The protection for intellectual property, granting the exclusive right to someone to use, sell, or manufacture an invention for a certain period of time. A patent is a term that has been used for many centuries, and applies to both physical inventions as well as intellectual property.
A patent does not give the right to produce and sell a product; rather it gives the right to ban others from producing an item or a piece of your own intellectual property for their own monetary gain. The time span for a patent varies but is usually twenty years from the time of the invention of the item or property.
Patents are granted by governments to inventors as a way to keep others from using, making or selling the invention for a given period of time. It’s a way to protect the intellectual rights and properties of inventors, and ensure that others aren’t compensated for their work and efforts.
Once a patent is issued on an invention it makes that invention the sole property of the inventor, and like any other form of property it can be leased, hired out, and even sold outright. Patents are territorial in nature, so U.K. patents only give holders rights in the U.K., while U.S. patents give holders rights in the U.S. Patent law can differ from jurisdiction to jurisdiction. The following information about patents is applicable to U.K. law:
In order to secure a patent, your invention must:
- Be something completely new that has never been made publically available anywhere in the world prior to the patent application date.
- Include something novel and unique that would not be obvious to someone with in-depth knowledge of the field in which the invention is created.
- Have some application for industry. It must be able to be used in some form in an industry, whether than means it is a complete device, a new material, or a process that improves some industrial operational method.
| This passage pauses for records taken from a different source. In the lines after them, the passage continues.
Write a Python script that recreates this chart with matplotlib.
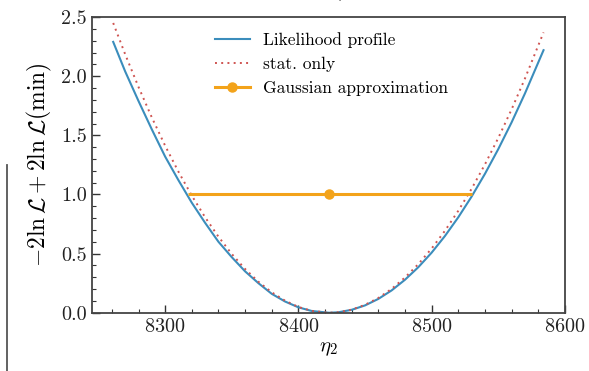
import matplotlib
matplotlib.use("Agg")
import matplotlib.pyplot as plt
from matplotlib.lines import Line2D
from matplotlib.ticker import MultipleLocator, FormatStrFormatter

plt.rcParams["font.family"] = "serif"
plt.rcParams["font.serif"] = ["cmr10", "DejaVu Serif"]
plt.rcParams["mathtext.fontset"] = "cm"
plt.rcParams["axes.formatter.use_mathtext"] = True

# Profile likelihood scan of eta_2
eta_profile = [8261, 8270, 8280, 8290, 8300, 8310, 8320, 8330, 8340, 8350,
               8360, 8370, 8380, 8390, 8400, 8410, 8423, 8430, 8440, 8450,
               8460, 8470, 8480, 8490, 8500, 8510, 8520, 8530, 8540, 8550,
               8560, 8570, 8584]
dnll_profile = [2.29, 2.04, 1.79, 1.55, 1.32, 1.12, 0.93, 0.76, 0.60, 0.47,
                0.35, 0.25, 0.16, 0.095, 0.046, 0.015, 0.0, 0.004, 0.025, 0.062,
                0.117, 0.189, 0.279, 0.385, 0.508, 0.649, 0.807, 0.982, 1.174, 1.383,
                1.609, 1.853, 2.22]

# Statistical-only scan
eta_stat = [8261, 8270, 8280, 8290, 8300, 8310, 8320, 8330, 8340, 8350,
            8360, 8370, 8380, 8390, 8400, 8410, 8423, 8430, 8440, 8450,
            8460, 8470, 8480, 8490, 8500, 8510, 8520, 8530, 8540, 8550,
            8560, 8570, 8584]
dnll_stat = [2.45, 2.185, 1.909, 1.651, 1.412, 1.192, 0.990, 0.807, 0.643, 0.497,
             0.370, 0.262, 0.173, 0.102, 0.049, 0.016, 0.0, 0.0045, 0.026, 0.067,
             0.125, 0.202, 0.298, 0.411, 0.543, 0.693, 0.862, 1.048, 1.254, 1.477,
             1.719, 1.979, 2.37]

# Gaussian approximation: best fit and 1-sigma interval
eta_best = 8423
err_low = 106
err_high = 107
gauss_level = 1.0

c_blue = "#3b8dbc"
c_red = "#cf5451"
c_orange = "#f3a31a"

fig = plt.figure(figsize=(5.89, 3.71), dpi=100)
ax = fig.add_axes([0.156, 0.157, 0.803, 0.797])

h_prof, = ax.plot(eta_profile, dnll_profile, color=c_blue, lw=1.5)
h_stat, = ax.plot(eta_stat, dnll_stat, color=c_red, lw=1.4, ls=(0, (1, 2.2)))
ax.errorbar([eta_best], [gauss_level], xerr=[[err_low], [err_high]], fmt="o",
            color=c_orange, ms=6.5, elinewidth=2.2, capsize=0)
h_gauss = Line2D([], [], color=c_orange, lw=2.2, marker="o", ms=6.5)

ax.set_xlim(8245, 8600)
ax.set_ylim(0, 2.5)
ax.xaxis.set_major_locator(MultipleLocator(100))
ax.xaxis.set_minor_locator(MultipleLocator(20))
ax.yaxis.set_major_locator(MultipleLocator(0.5))
ax.yaxis.set_minor_locator(MultipleLocator(0.1))
ax.yaxis.set_major_formatter(FormatStrFormatter("%.1f"))
ax.tick_params(which="both", direction="in", colors="#333333", labelcolor="#222222",
               labelsize=14.5)
ax.tick_params(which="major", length=6, width=1.0)
ax.tick_params(which="minor", length=3, width=0.8)
for s in ax.spines.values():
    s.set_color("#444444")
    s.set_linewidth(1.3)

ax.set_xlabel(r"$\eta_2$", fontsize=15, labelpad=3)
ax.set_ylabel(r"$-2\ln\mathcal{L}+2\ln\mathcal{L}(\mathrm{min})$", fontsize=17, labelpad=5)

ax.legend([h_prof, h_stat, h_gauss],
          ["Likelihood profile", "stat. only", "Gaussian approximation"],
          loc="upper center", bbox_to_anchor=(0.507, 1.0), frameon=False, fontsize=12.5,
          handlelength=2.0, handletextpad=0.8, labelspacing=0.52, borderaxespad=0.45)

# remnants of neighbouring panel and title
fig.add_artist(Line2D([0.012, 0.012], [0.0, 0.555], transform=fig.transFigure,
                      color="#555555", lw=1.3))
fig.text(0.58, 1 - 3 / 371, r"$\eta_2$", fontsize=15, ha="center", va="bottom",
         color="#222222")

fig.savefig("out.png", dpi=100)
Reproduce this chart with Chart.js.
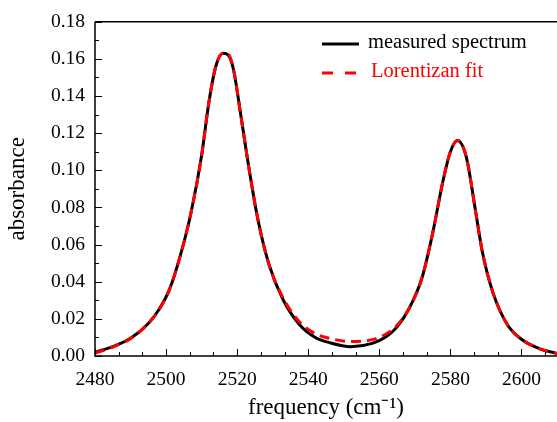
<!DOCTYPE html>
<html>
<head>
<meta charset="utf-8">
<script src="https://cdn.jsdelivr.net/npm/chart.js@4.4.0/dist/chart.umd.min.js"></script>
<style>
html, body { margin: 0; padding: 0; background: #fff; }
</style>
</head>
<body>
<canvas id="spectrum" width="557" height="422"></canvas>
<script>
// values
const freq = [2480, 2485, 2490, 2495, 2498, 2501, 2504, 2507, 2510, 2512, 2514, 2516, 2517.5, 2519, 2521, 2523.5,
  2526, 2529, 2533, 2537.5, 2542, 2546, 2552, 2558, 2562, 2565, 2568.5, 2572, 2575, 2578, 2580, 2582,
  2584.5, 2587, 2589, 2592, 2596, 2600, 2605, 2610];
const measured = [0.002, 0.005, 0.0095, 0.0175, 0.025, 0.036, 0.054, 0.077, 0.108, 0.136, 0.156, 0.163, 0.162, 0.154, 0.130, 0.099,
  0.072, 0.049, 0.030, 0.017, 0.010, 0.0072, 0.005, 0.0068, 0.0105, 0.0157, 0.026, 0.042, 0.066, 0.095, 0.110, 0.116,
  0.107, 0.079, 0.056, 0.034, 0.017, 0.009, 0.004, 0.0013];
const lorentzFit = [0.0015, 0.0048, 0.0093, 0.0175, 0.025, 0.036, 0.054, 0.077, 0.108, 0.136, 0.156, 0.163, 0.1625, 0.154, 0.130, 0.099,
  0.072, 0.049, 0.031, 0.0185, 0.012, 0.0095, 0.0078, 0.0088, 0.012, 0.0165, 0.026, 0.042, 0.066, 0.095, 0.110, 0.116,
  0.107, 0.079, 0.056, 0.034, 0.017, 0.009, 0.004, 0.0013];
const legendLabels = ['measured spectrum', 'Lorentizan fit'];
const xTitle = 'frequency (cm\u207B\u00B9)';
const yTitle = 'absorbance';

const serif = '"Liberation Serif", "Times New Roman", serif';
const toPoints = ys => freq.map((f, i) => ({ x: f, y: ys[i] }));

// axes frame, inward ticks and the legend
const framePlugin = {
  id: 'frame',
  afterDraw(chart) {
    const { ctx, chartArea: a, scales: { x, y } } = chart;
    ctx.save();
    ctx.strokeStyle = '#000';
    ctx.lineWidth = 1.5;
    ctx.beginPath();
    ctx.moveTo(a.left, a.top);
    ctx.lineTo(a.right, a.top);
    ctx.moveTo(a.left, a.top);
    ctx.lineTo(a.left, a.bottom);
    ctx.lineTo(a.right, a.bottom);
    ctx.stroke();
    ctx.lineWidth = 1;
    ctx.beginPath();
    for (let i = 0; ; i++) {
      const v = 2480 + i * 20 / 3;
      if (v > 2610) break;
      const px = Math.round(x.getPixelForValue(v)) + 0.5;
      const len = i % 3 === 0 ? 7 : 4;
      ctx.moveTo(px, a.bottom);
      ctx.lineTo(px, a.bottom - len);
    }
    for (let i = 0; i <= 18; i++) {
      const py = Math.round(y.getPixelForValue(i * 0.01)) + 0.5;
      const len = i % 2 === 0 ? 7 : 4;
      ctx.moveTo(a.left, py);
      ctx.lineTo(a.left + len, py);
    }
    ctx.stroke();

    // legend
    ctx.lineWidth = 3;
    ctx.strokeStyle = '#000';
    ctx.beginPath();
    ctx.moveTo(322, 44);
    ctx.lineTo(359, 44);
    ctx.stroke();
    ctx.strokeStyle = '#ff0000';
    ctx.setLineDash([11, 12]);
    ctx.beginPath();
    ctx.moveTo(322, 73);
    ctx.lineTo(359, 73);
    ctx.stroke();
    ctx.setLineDash([]);
    ctx.font = '20.5px ' + serif;
    ctx.textBaseline = 'middle';
    ctx.fillStyle = '#000';
    ctx.fillText(legendLabels[0], 368, 43);
    ctx.fillStyle = '#ff0000';
    ctx.fillText(legendLabels[1], 371, 72);
    ctx.restore();
  }
};

new Chart(document.getElementById('spectrum'), {
  type: 'line',
  data: {
    datasets: [
      {
        label: legendLabels[1],
        data: toPoints(lorentzFit),
        borderColor: '#ff0000',
        borderWidth: 3,
        borderDash: [10, 6],
        pointRadius: 0,
        fill: false,
        cubicInterpolationMode: 'monotone',
        order: 0
      },
      {
        label: legendLabels[0],
        data: toPoints(measured),
        borderColor: '#000000',
        borderWidth: 3,
        pointRadius: 0,
        fill: false,
        cubicInterpolationMode: 'monotone',
        order: 1
      }
    ]
  },
  options: {
    responsive: false,
    animation: false,
    layout: { padding: { top: 20, right: 0, left: 0, bottom: 0 } },
    plugins: {
      legend: { display: false },
      tooltip: { enabled: false }
    },
    scales: {
      x: {
        type: 'linear',
        min: 2480,
        max: 2610,
        afterFit: s => { s.height = 66; },
        grid: { display: false, drawTicks: false },
        border: { display: false },
        ticks: {
          stepSize: 20,
          includeBounds: false,
          padding: 12,
          color: '#000',
          maxRotation: 0,
          font: { family: serif, size: 19.5 },
          callback: v => v.toString()
        },
        title: {
          display: true,
          text: xTitle,
          color: '#000',
          padding: { top: 0, bottom: 0 },
          font: { family: serif, size: 23 }
        }
      },
      y: {
        min: 0,
        max: 0.18,
        afterFit: s => { s.width = 95; },
        grid: { display: false, drawTicks: false },
        border: { display: false },
        ticks: {
          stepSize: 0.02,
          padding: 10,
          color: '#000',
          font: { family: serif, size: 19.5 },
          callback: v => v.toFixed(2)
        },
        title: {
          display: true,
          text: yTitle,
          color: '#000',
          padding: { top: 4, bottom: 0 },
          font: { family: serif, size: 23 }
        }
      }
    }
  },
  plugins: [framePlugin]
});
</script>
</body>
</html>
An invention cannot receive a patent if it is:
- A scientific theory or mathematical method;
- A computer program or method of presenting information;
- An artistic creation such as a literary work, drama, or visual art;
- A discovery of some natural phenomena;
- A scheme for doing business, playing a game, or performing some other mental act.
In addition to the above determining factors, it is also not possible to receive a patent for a new medical procedure, therapy or diagnosis method, nor is it possible to patent a new type of plant.
The rights of Inventors under Patents
A patent is a legal means to stop others from using your inventions. Or it allows you to license the invention for use by others. Because it is a legal construct it also allows for legal action against those who might use the invention without your permission, including claiming damages. A patent must be obtained prior to putting the invention to work, once it is part of the public realm it is not possible to patent it. Perhaps most importantly, the Intellectual Property Office does not provide any insurance against others using your invention, it is the inventor or owners responsibility to ensure the patented invention is not being infringed on.